Even if we cannot realistically expect every aspect of government policy to meet the aspirations of ordinary people, we are entitled to expect one thing as an absolute right: open government.

Last week, Mike Foster, the Labour MP for Worcester, asked for a copy of a report on the funding gap between schools and colleges.

The document, compiled by the Learning and Skills Development Agency for the Learning and Skills Council, was completed in mid-March.

Needless to say, it has not arrived.

The sovereignty of Parliament may seem a quaint and old-fashioned concept as we continue with the European project but, to those who value what is left of our ancient democracy, the discourtesy done to Mr Foster is a discourtesy to the entire nation.

This is more than a matter of principle.

Colleges, unions and students are entitled to see the document.

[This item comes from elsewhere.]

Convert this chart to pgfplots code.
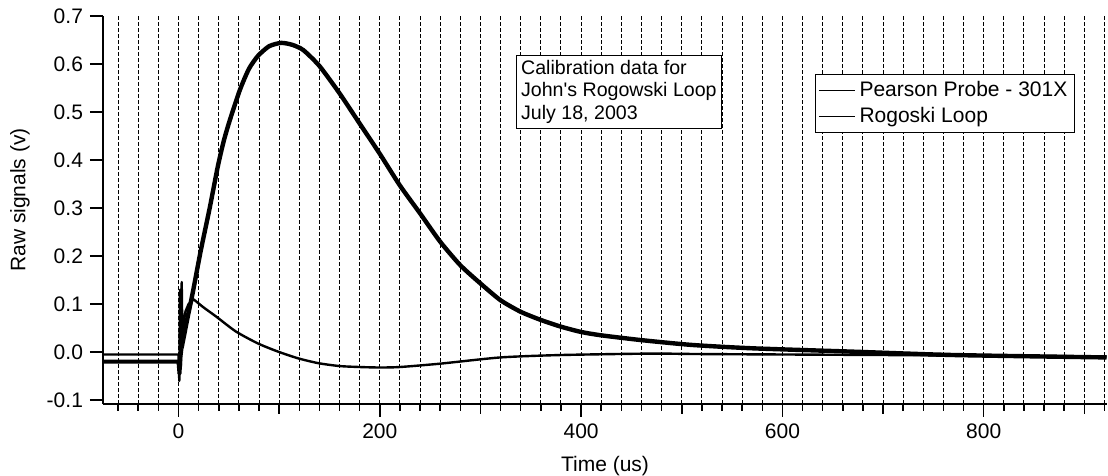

The subject material will have more impact on them than on the salaried minions of government who have been able to read it at their leisure since March.

While colleges understood the funding gap to be 10 per cent, the report is believed to put the figure at up to 14 per cent - or even higher - suggesting the debate about the funding gap, both inside and outside Parliament, has been based on false assumptions. The LSC intends to sit on the report until it is ready to publish it as part of its pronouncements on Agenda for Change at the end of July , when colleges and Parliament will be on holiday .

We should not rush to blame the LSC for this breathtaking abuse of public information.

It may be the Department for Education and Skills, rather than the LSC, that is calling the shots.

The Freedom of Information Act, which some may believe was created in the spirit of open government, contains a clause which allows information to be withheld if it is “intended for publication”.

But ministers should understand that the argument for open government is moral rather than legal. The Government has treated this report, which is of enormous importance to everybody in colleges, as its own intellectual property.